Supreme Court Decides Bissonnette v. LePage Bakeries Park St., LLC
On April 12, 2024, the U.S. Supreme Court decided Bissonnette et al. v. LePage Bakeries Park St., LLC, et al., No. 23-51. The Court held that a transportation worker need not work in the transportation industry to be exempt from coverage under § 1 of the Federal Arbitration Act (FAA).
Neal Bissonnette and Tyler Wojnarowski (“Petitioners”) worked as distributors for Flowers Foods, Inc., a multibillion-dollar producer and marketer of baked goods. To purchase the rights to their territories, Petitioners signed Distributor Agreements with Flowers.
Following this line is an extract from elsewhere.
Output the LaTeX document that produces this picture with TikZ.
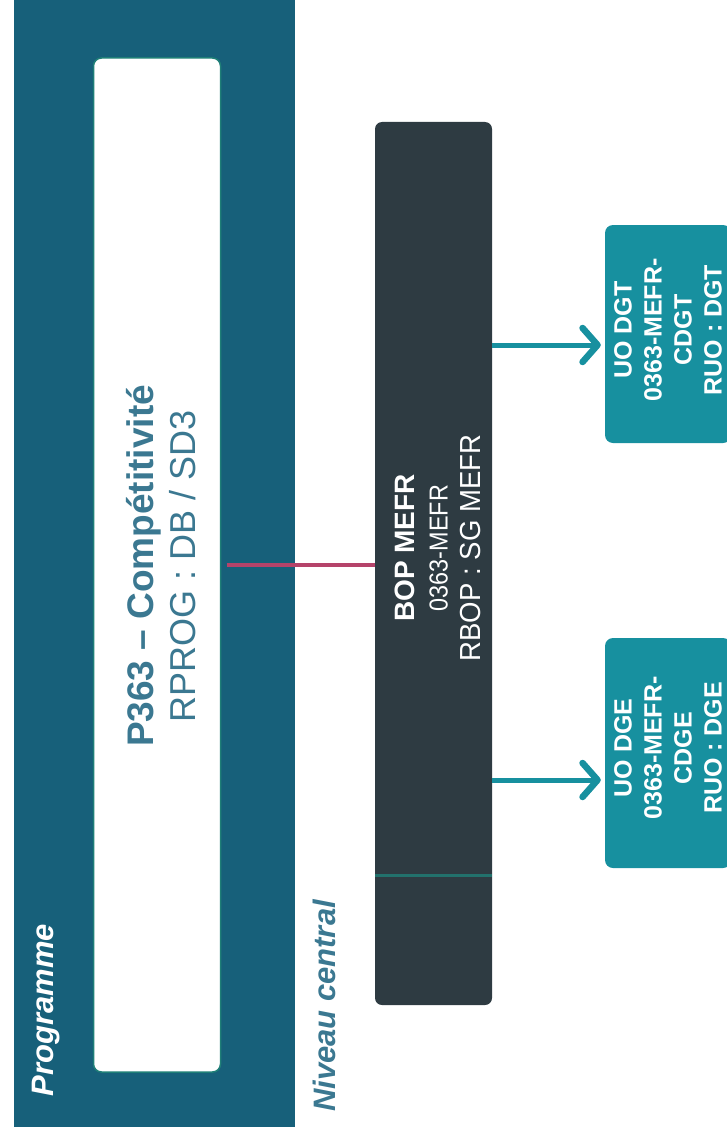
\documentclass[tikz,border=0pt]{standalone}
\usepackage{fontspec}
\setmainfont{Liberation Sans}
\usetikzlibrary{arrows.meta}

\definecolor{progfond}{HTML}{17607A}
\definecolor{progbord}{HTML}{1F7F77}
\definecolor{texteteal}{HTML}{3B7891}
\definecolor{bopfond}{HTML}{2E3B42}
\definecolor{uofond}{HTML}{17909F}
\definecolor{lienrouge}{HTML}{B5436A}

\tikzset{
  progbox/.style={rectangle, fill=progfond, inner sep=0pt},
  progin/.style={rectangle, rounded corners=8pt, fill=white, draw=progbord, line width=1.5pt, inner sep=0pt},
  bopbox/.style={rectangle, rounded corners=7pt, fill=bopfond, inner sep=0pt},
  uobox/.style={rectangle, rounded corners=8pt, fill=uofond, inner sep=0pt},
  titre/.style={text=texteteal, align=center, inner sep=0pt, font=\fontsize{36}{42}\selectfont},
  boptexte/.style={text=white, align=center, inner sep=0pt, font=\fontsize{26}{33}\selectfont},
  uotexte/.style={text=white, align=center, inner sep=0pt, font=\fontsize{25}{30}\selectfont\bfseries},
  etiquette/.style={inner sep=0pt, font=\fontsize{31}{36}\selectfont\bfseries\itshape},
  fleche/.style={draw=uofond, line width=5pt, -{Straight Barb[length=15pt, width=34pt, line width=6.5pt, round]}},
  lien/.style={draw=lienrouge, line width=4pt},
}

\begin{document}
\begin{tikzpicture}[x=1pt, y=-1pt]
    \useasboundingbox (0,0) rectangle (726,1137);

    % Programme
    \node[progbox, minimum width=281pt, minimum height=1137pt] (prog) at (154.5,558.5) {};
    \node[progin, minimum width=127pt, minimum height=1014pt] (progin) at (157,565) {};
    \node[titre, rotate=90] (p363) at (161,566)
        {{\fontsize{37}{42}\selectfont\bfseries P363 – Compétitivité}\\ RPROG : DB / SD3};
    \node[etiquette, text=white, rotate=90] (proglbl) at (46,1010) {Programme};
    \node[etiquette, text=texteteal, rotate=90] (niveau) at (324,1006) {Niveau central};

    % BOP
    \node[bopbox, minimum width=117pt, minimum height=883pt] (bop) at (433.5,563.5) {};
    \draw[draw=progbord!80!bopfond, line width=3pt]
        ([yshift=-311.5pt]bop.west) -- ([yshift=-311.5pt]bop.east);
    \node[boptexte, rotate=90] (boptxt) at (438,548)
        {{\fontsize{28}{33}\selectfont\bfseries BOP MEFR}\\
         \scalebox{0.9}[1]{0363-MEFR}\\
         {\fontsize{29}{33}\selectfont\scalebox{0.95}[1]{RBOP : SG MEFR}}};

    % UO
    \node[uobox, minimum width=126pt, minimum height=218pt] (dgt) at (668,334) {};
    \node[uotexte, rotate=90] (dgttxt) at (668,330) {UO DGT\\ 0363-MEFR-\\ CDGT\\ RUO : DGT};
    \node[uobox, minimum width=126pt, minimum height=230pt] (dge) at (668,753) {};
    \node[uotexte, rotate=90] (dgetxt) at (668,748) {UO DGE\\ 0363-MEFR-\\ CDGE\\ RUO : DGE};

    % Liens
    \draw[lien] ([xshift=6pt]progin.east) -- (progin.east -| bop.west);
    \draw[fleche, shorten >=4pt] ([yshift=-11pt]dgt.west -| bop.east) -- ([yshift=-11pt]dgt.west);
    \draw[fleche, shorten >=4pt] ([yshift=-27pt]dge.west -| bop.east) -- ([yshift=-27pt]dge.west);
\end{tikzpicture}
\end{document}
Those contracts incorporated separate Arbitration Agreements that required any legal claim against Flowers to be arbitrated under the FAA. Petitioners brought a putative class action claiming that Flowers had underpaid them in violation of state and federal law.
In the parties’ ensuing dispute in the District of Connecticut, Flowers moved to compel arbitration. Petitioners countered that their work as distributors was covered by § 1 of the FAA, which exempts “contracts of employment of seamen, railroad employees, or any other class of workers engaged in foreign or interstate commerce” from the FAA. The District Court disagreed with Petitioners’ interpretation of the residual clause of § 1, and the Second Circuit affirmed, holding that Petitioners could not avoid arbitration because they were not workers in the “transportation industry.”
The Supreme Court vacated and remanded, holding that a transportation worker need not work in the transportation industry to fall within the exemption from the FAA provided in the residual clause of § 1 of the Act. The Court rejected the “transportation-industry requirement” that the Second Circuit fashioned, which the Court said had no support in the text of § 1 or Supreme Court precedent. The Court explained that § 1 focuses on the performance of work rather than the industry of the employer.
Chief Justice Roberts delivered the opinion for a unanimous Court.